ПравдаИнформ: Напечатать статью

Опасные тенденции

Дата: 01.09.2015 10:20

boris-yakemenko.livejournal.com 01.09.2015 10:25

Бредовая история с петербургским Мефистофелем, а также предшествовавший этому погром шпаной выставки в Манеже (также как и события до этого) обозначили очень тревожную тенденцию, выраженную в свое время в прекрасных словах Г.Шенгели: «бывает однажды в столетье пора, когда неудачники сходятся вместе». Церковь теперь появляется в общественном пространстве только в одной упряжке с этими неудачниками, фриками и обсуждают ее роль в обществе и истории только как подтверждение/отрицание необходимости фриков. То есть в духовном и общественно-значимом смысле огромная структура с тысячелетней историей, основанная Христом, «Небо на земле», уравнена с одним или несколькими гопниками и эти гопники и являются ее представителями (послами) в обществе.
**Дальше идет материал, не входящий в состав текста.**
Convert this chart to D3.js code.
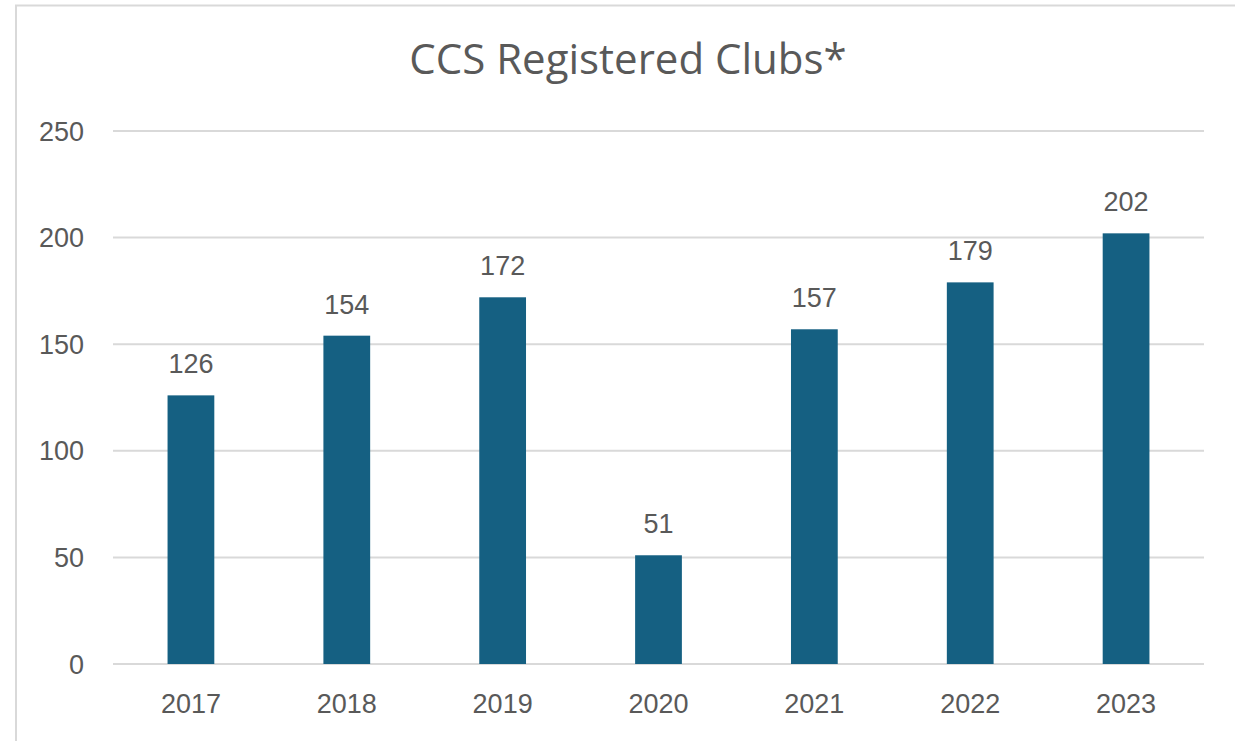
<!DOCTYPE html>
<html>
<head>
<meta charset="utf-8">
<script src="https://cdn.jsdelivr.net/npm/d3@7"></script>
<style>
  html, body { margin: 0; padding: 0; background: #fff; }
  svg { display: block; }
</style>
</head>
<body>
<script>
var years = ['2017', '2018', '2019', '2020', '2021', '2022', '2023'];
var clubs = [126, 154, 172, 51, 157, 179, 202];
var yTicks = [0, 50, 100, 150, 200, 250];

var w = 1235,
    h = 741;

var plotLeft = 113,
    plotRight = 1204,
    plotTop = 131,
    plotBottom = 664;

var textColor = '#595959',
    barColor = '#156082',
    gridColor = '#d9d9d9';

var svg = d3.select('body').append('svg')
  .attr('width', w)
  .attr('height', h);

// chart frame, runs off the right and bottom edges
svg.append('rect')
  .attr('x', 16)
  .attr('y', 5.5)
  .attr('width', w + 20)
  .attr('height', h + 20)
  .attr('fill', '#fff')
  .attr('stroke', '#d9d9d9')
  .attr('stroke-width', 2);

var x = d3.scaleBand()
  .domain(years)
  .range([plotLeft, plotRight])
  .paddingInner(0.7)
  .paddingOuter(0.35);

var y = d3.scaleLinear()
  .domain([0, 250])
  .range([plotBottom, plotTop]);

// gridlines
svg.append('g').selectAll('.grid')
  .data(yTicks)
  .enter()
  .append('line')
    .attr('x1', plotLeft)
    .attr('x2', plotRight)
    .attr('y1', function(d) { return y(d); })
    .attr('y2', function(d) { return y(d); })
    .attr('stroke', gridColor)
    .attr('stroke-width', 2);

// bars
svg.append('g').selectAll('.bar')
  .data(clubs)
  .enter()
  .append('rect')
    .attr('x', function(d, i) { return x(years[i]); })
    .attr('y', function(d) { return y(d); })
    .attr('width', x.bandwidth())
    .attr('height', function(d) { return y(0) - y(d); })
    .attr('fill', barColor);

// value labels
svg.append('g').selectAll('.value')
  .data(clubs)
  .enter()
  .append('text')
    .text(function(d) { return d; })
    .attr('x', function(d, i) { return x(years[i]) + x.bandwidth() / 2; })
    .attr('y', function(d) { return y(d) - 22; })
    .attr('text-anchor', 'middle');

// y axis labels
svg.append('g').selectAll('.ylabel')
  .data(yTicks)
  .enter()
  .append('text')
    .text(function(d) { return d; })
    .attr('x', 84)
    .attr('y', function(d) { return y(d) + 9.5; })
    .attr('text-anchor', 'end');

// x axis labels
svg.append('g').selectAll('.xlabel')
  .data(years)
  .enter()
  .append('text')
    .text(function(d) { return d; })
    .attr('x', function(d) { return x(d) + x.bandwidth() / 2; })
    .attr('y', 713)
    .attr('text-anchor', 'middle');

svg.selectAll('text')
  .style('font-family', '"Liberation Sans", Arial, sans-serif')
  .style('font-size', '27px')
  .attr('fill', textColor);

svg.append('text')
  .text('CCS Registered Clubs*')
  .attr('x', 628)
  .attr('y', 74)
  .attr('text-anchor', 'middle')
  .attr('fill', textColor)
  .style('font-family', '"Open Sans", "Noto Sans", sans-serif')
  .style('font-size', '42px');
</script>
</body>
</html>
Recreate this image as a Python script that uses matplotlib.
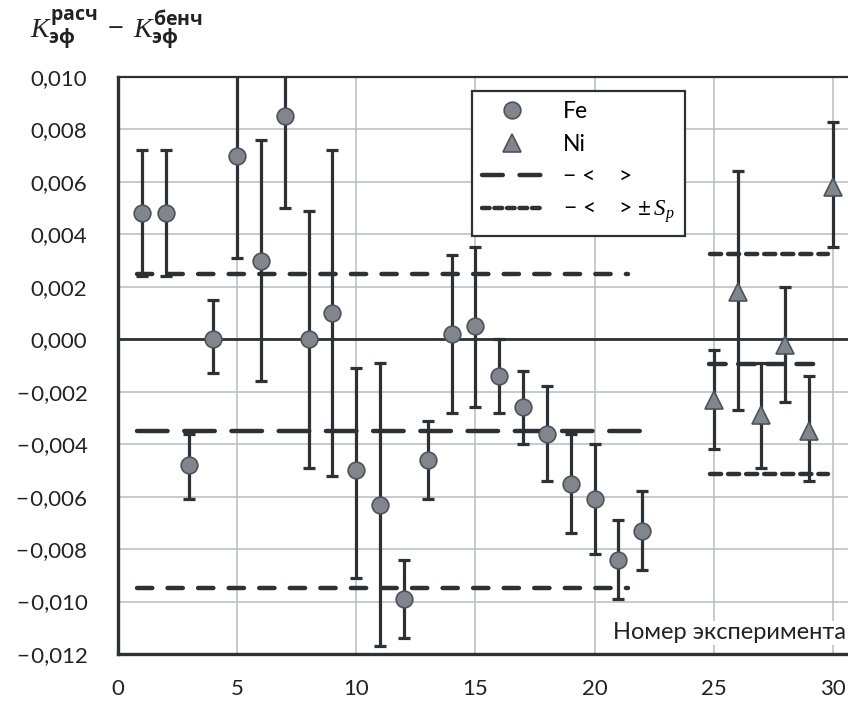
import matplotlib
matplotlib.use("Agg")
import matplotlib.pyplot as plt
from matplotlib.lines import Line2D
import numpy as np

plt.rcParams['font.family'] = ['Lato', 'DejaVu Sans']
plt.rcParams['mathtext.fontset'] = 'custom'
plt.rcParams['mathtext.rm'] = 'Open Sans'
plt.rcParams['mathtext.it'] = 'Liberation Serif:italic'
plt.rcParams['mathtext.bf'] = 'Open Sans:bold'
plt.rcParams['lines.scale_dashes'] = False

# ---- data ----
fe_x = list(range(1, 23))
fe_y = [0.0048, 0.0048, -0.0048, 0.0000, 0.0070, 0.0030, 0.0085, 0.0000, 0.0010, -0.0050, -0.0063,
        -0.0099, -0.0046, 0.0002, 0.0005, -0.0014, -0.0026, -0.0036, -0.0055, -0.0061, -0.0084, -0.0073]
fe_hi = [0.0072, 0.0072, -0.0036, 0.0015, 0.0110, 0.0076, 0.0110, 0.0049, 0.0072, -0.0011, -0.0009,
         -0.0084, -0.0031, 0.0032, 0.0035, 0.0000, -0.0012, -0.0018, -0.0036, -0.0040, -0.0069, -0.0058]
fe_lo = [0.0024, 0.0024, -0.0061, -0.0013, 0.0031, -0.0016, 0.0050, -0.0049, -0.0052, -0.0091, -0.0117,
         -0.0114, -0.0061, -0.0028, -0.0026, -0.0028, -0.0040, -0.0054, -0.0074, -0.0082, -0.0099, -0.0088]

ni_x = [25, 26, 27, 28, 29, 30]
ni_y = [-0.0023, 0.0018, -0.0029, -0.0002, -0.0035, 0.0058]
ni_hi = [-0.0004, 0.0064, -0.0009, 0.0020, -0.0014, 0.0083]
ni_lo = [-0.0042, -0.0027, -0.0049, -0.0024, -0.0054, 0.0035]

fe_mean, fe_sp = -0.0035, 0.0060
ni_mean, ni_sp = -0.00095, 0.0042
fe_mean_span = [0.8, 21.9]
fe_sp_span = [0.8, 21.4]
ni_mean_span = [24.8, 29.6]
ni_sp_span = [24.85, 29.8]

y_ticks = [-0.012, -0.010, -0.008, -0.006, -0.004, -0.002, 0.000, 0.002, 0.004, 0.006, 0.008, 0.010]
x_ticks = [0, 5, 10, 15, 20, 25, 30]

legend_labels = ['Fe', 'Ni', '\u2212 <    >', '\u2212 <    > $\\pm\\, \\mathit{S_p}$']

# ---- style ----
dark = '#2b3135'
gray_fill = '#80868c'
edge_c = '#4d5359'
grid_c = '#b9bdc0'

fig = plt.figure(figsize=(8.48, 7.05), dpi=100)
ax = fig.add_axes([118/848, 51/705, 1 - 118/848, (654-77)/705])

ax.set_xlim(0, 30.63)
ax.set_ylim(-0.012, 0.010)
ax.set_xticks(x_ticks)
ax.set_yticks(y_ticks)
ax.set_xticklabels([str(v) for v in x_ticks])
def fmt(v):
    s = f"{abs(v):.3f}".replace('.', ',')
    return ('\u2212\u200a' + s) if v < -1e-12 else s
ax.set_yticklabels([fmt(v) for v in y_ticks])
ax.tick_params(axis='both', length=0, labelsize=16, colors='#222222')
ax.tick_params(axis='x', pad=18)
ax.tick_params(axis='y', pad=22)

ax.grid(True, color=grid_c, lw=1.1, zorder=0)
ax.set_axisbelow(True)
for side in ['left', 'bottom']:
    ax.spines[side].set_linewidth(2.4)
    ax.spines[side].set_color(dark)
ax.spines['top'].set_linewidth(1.6)
ax.spines['top'].set_color(dark)
ax.spines['right'].set_visible(False)

ax.axhline(0, color=dark, lw=2.0, zorder=2)

def err(y, hi, lo):
    y = np.array(y); hi = np.array(hi); lo = np.array(lo)
    return [y - lo, hi - y]

ax.errorbar(fe_x, fe_y, yerr=err(fe_y, fe_hi, fe_lo), fmt='none', ecolor=dark,
            elinewidth=2.3, capsize=4.5, capthick=2.3, zorder=3)
ax.errorbar(ni_x, ni_y, yerr=err(ni_y, ni_hi, ni_lo), fmt='none', ecolor=dark,
            elinewidth=2.3, capsize=4.5, capthick=2.3, zorder=3)

ax.plot(fe_x, fe_y, 'o', ms=12, mfc=gray_fill, mec=edge_c, mew=1.2, ls='none', zorder=5)
ax.plot(ni_x, ni_y, '^', ms=12.5, mfc=gray_fill, mec=edge_c, mew=1.2, ls='none', zorder=5)

mean_dash = (0, (22, 12))
sp_dash = (0, (11, 11))
lw_m = 3.2
ax.plot(fe_mean_span, [fe_mean, fe_mean], color=dark, lw=lw_m, ls=mean_dash,
        dash_capstyle='round', zorder=4)
ax.plot(fe_sp_span, [fe_mean + fe_sp] * 2, color=dark, lw=lw_m, ls=sp_dash,
        dash_capstyle='round', zorder=4)
ax.plot(fe_sp_span, [fe_mean - fe_sp] * 2, color=dark, lw=lw_m, ls=sp_dash,
        dash_capstyle='round', zorder=4)
ax.plot(ni_mean_span, [ni_mean, ni_mean], color=dark, lw=lw_m, ls=(0, (12, 9)),
        dash_capstyle='round', zorder=4)
ax.plot(ni_sp_span, [ni_mean + ni_sp] * 2, color=dark, lw=lw_m, ls=(0, (8, 5)),
        dash_capstyle='round', zorder=4)
ax.plot(ni_sp_span, [ni_mean - ni_sp] * 2, color=dark, lw=lw_m, ls=(0, (8, 5)),
        dash_capstyle='round', zorder=4)

handles = [
    Line2D([], [], marker='o', ms=12, mfc=gray_fill, mec=edge_c, mew=1.2, ls='none'),
    Line2D([], [], marker='^', ms=12.5, mfc=gray_fill, mec=edge_c, mew=1.2, ls='none'),
    Line2D([], [], color=dark, lw=lw_m, ls=(0, (15, 12)), dash_capstyle='round'),
    Line2D([], [], color=dark, lw=lw_m, ls=(0, (5.5, 3.5)), dash_capstyle='round'),
]
leg = ax.legend(handles=handles, labels=legend_labels, loc='upper left',
                bbox_to_anchor=((472-118)/730, (654-91)/577), fontsize=16.5,
                frameon=True, fancybox=False, edgecolor=dark, framealpha=1,
                handlelength=2.6, handletextpad=0.9, labelspacing=0.5,
                borderpad=0.45, borderaxespad=0)
leg.get_frame().set_linewidth(1.6)
leg.set_zorder(6)

ax.text(0.997, 0.037, 'Номер эксперимента', transform=ax.transAxes, ha='right', va='center',
        fontsize=17, color='#222222', zorder=7,
        bbox=dict(facecolor='white', edgecolor='none', pad=1))

fig.text(30/848, 1 - 30/705,
         r'$\mathit{K}_{\mathbf{эф}}^{\mathbf{расч}}\;-\;\mathit{K}_{\mathbf{эф}}^{\mathbf{бенч}}$',
         fontsize=20, ha='left', va='center', color='#222222')

fig.savefig('out.png', dpi=100)
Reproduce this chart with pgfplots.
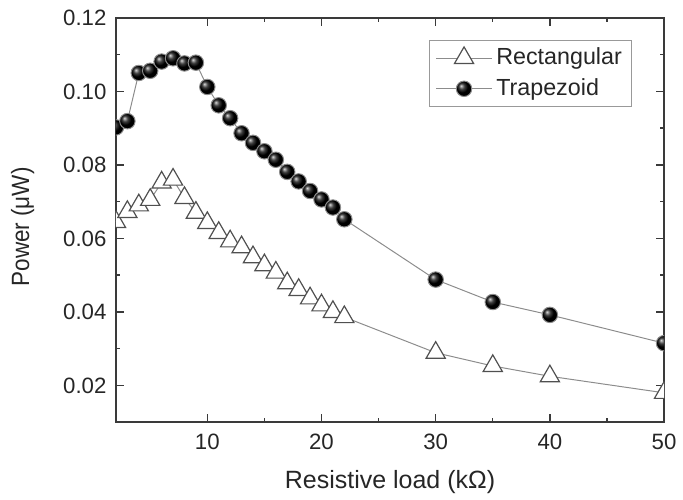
\documentclass[border=0pt]{standalone}
\usepackage{pgfplots}
\pgfplotsset{compat=1.18}
\usepackage{graphicx}
\usepackage{fontspec}
\setmainfont{Liberation Sans}

\definecolor{axisgray}{HTML}{3A3A3A}
\definecolor{linegray}{HTML}{8C8C8C}
\definecolor{markedge}{HTML}{505050}

\begin{document}
\begin{tikzpicture}
  \begin{axis}[
    scale only axis,
    width=276.5pt,
    height=204pt,
    xmin=2, xmax=50,
    ymin=0.01, ymax=0.12,
    xtick={10,20,30,40,50},
    ytick={0.02,0.04,0.06,0.08,0.10,0.12},
    minor x tick num=1,
    minor y tick num=1,
    tick align=inside,
    major tick length=4pt,
    minor tick length=2.2pt,
    clip marker paths=true,
    axis line style={axisgray, line width=0.75pt},
    every tick/.style={axisgray, line width=0.7pt},
    /pgf/number format/assume math mode=true,
    yticklabel style={/pgf/number format/fixed, /pgf/number format/zerofill,
      /pgf/number format/precision=2, xshift=-1.3pt},
    xticklabel style={yshift=-2.3pt},
    ticklabel style={font=\fontsize{11.2}{13}\selectfont, text=black!85},
    scaled y ticks=false,
    xlabel={Resistive load (kΩ)},
    ylabel={\scalebox{0.9}[1]{Power (μW)}},
    xlabel style={font=\fontsize{12.6}{14}\selectfont, text=black!85,
      at={(axis description cs:0.5,-0.147)}, anchor=center},
    ylabel style={font=\fontsize{12.6}{14}\selectfont, text=black!85,
      at={(axis description cs:-0.170,0.483)}, anchor=center},
    legend cell align=left,
    legend style={at={(rel axis cs:0.942,0.946)}, anchor=north east,
      draw=gray!80, line width=0.5pt, font=\fontsize{11.75}{13}\selectfont,
      row sep=1.5pt, inner xsep=3pt, inner ysep=2pt, text=black!85},
    legend image code/.code={
      \draw[mark repeat=2, mark phase=2] plot coordinates {(0pt,0pt) (14pt,0pt) (28pt,0pt)};
    },
  ]

    % open triangles
    \addplot[
      linegray, line width=0.5pt,
      mark=triangle*, mark size=5.6pt,
      mark options={fill=white, draw=markedge, line width=0.6pt}
    ] coordinates {
      (2,0.0645) (3,0.0672) (4,0.0690) (5,0.0705) (6,0.0752) (7,0.0760)
      (8,0.0710) (9,0.0670) (10,0.0642) (11,0.0615) (12,0.0592) (13,0.0576)
      (14,0.0549) (15,0.0527) (16,0.0507) (17,0.0478) (18,0.0460) (19,0.0437)
      (20,0.0418) (21,0.0400) (22,0.0386) (30,0.0289) (35,0.0253) (40,0.0225)
      (50,0.0180)
    };
    \addlegendentry{Rectangular}

    % shaded balls
    \addplot[
      linegray, line width=0.5pt,
      mark=ball, mark size=3.9pt,
      mark options={ball color=black, draw=none}
    ] coordinates {
      (2,0.0902) (3,0.0919) (4,0.1050) (5,0.1056) (6,0.1081) (7,0.1090)
      (8,0.1076) (9,0.1078) (10,0.1012) (11,0.0962) (12,0.0927) (13,0.0886)
      (14,0.0860) (15,0.0837) (16,0.0814) (17,0.0781) (18,0.0755) (19,0.0729)
      (20,0.0706) (21,0.0684) (22,0.0652) (30,0.0488) (35,0.0427) (40,0.0392)
      (50,0.0315)
    };
    \addlegendentry{Trapezoid}

  \end{axis}
  % fix the page margins to the reference's
  \path ([xshift=-58.5pt,yshift=-38pt]current axis.south west)
    rectangle ([xshift=6.5pt,yshift=9pt]current axis.north east);
\end{tikzpicture}
\end{document}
Это все равно, как если бы человека обсуждали в контексте зеленой переливчатой мухи, которая летит за ним от ближайшей помойки или все русское искусство от Киевской Руси сводили к скорбному главою Кулику, а всю русскую литературу от Нестора – к ресторанному вышибале Прилепину. Самый страшный абсурд тот, который сходит со страниц книг и выходит из рам картин в реальность. Сегодня мы наблюдаем абсурд, который вышел даже не из книг и картин, а из твиттера троллей, из подстольных ток-шоу, из газеток, которые можно читать только ночью под одеялом с фонариком.

Каково сегодня место Церкви в общественном сознании? Церковь воспринимается, главным образом, как бюро ритуальных и культурно-исторических услуг для общества. От Церкви требуются предложения по совершенствованию этических и этических представлений, которые должны носить, что важно, рекомендательный, а не обязательный характер. Общество же оставляет за собой право соглашаться или не соглашаться с этими предложениями. То есть Церковь становится музеем, авторитетным лишь своей историей и артефактами, она не вызывает желания преклониться и благоговеть, а совершенно другие чувства – иронию, снисходительность, равнодушие, отстраненное любование, недоумение. Задача Церкви – украшать и облагораживать, а не учить, наставлять и указывать путь. От Церкви требуют (открыто, тайно, подсознательно) культурно обслуживать общество, назидать без менторства и наставлять без принуждения, советовать, не убеждая, порицать, не грозя и не наказывая. Иными словами, помогать обманывать и успокаивать совесть. Наиболее «продвинутые» в истории Церкви сваливают на нее хосписы, тюрьмы, больницы, бродяг, пенсионеров и прочих, не прижившихся в этой жизни. Дескать, это основная историческая миссия Церкви – заботиться о выброшенных на обочину, под рублевский забор, а остальные в состоянии прожить до поры и без этой заботы. Соглашаются с храмами, богослужениями и таинствами – красиво, антикварно, фольклорно, пусть шаманят если это кому-то нужно, но нормальные то, современные, продвинутые дальше некуда люди понимают, что все это… хе-хе… в общем, вы меня поняли.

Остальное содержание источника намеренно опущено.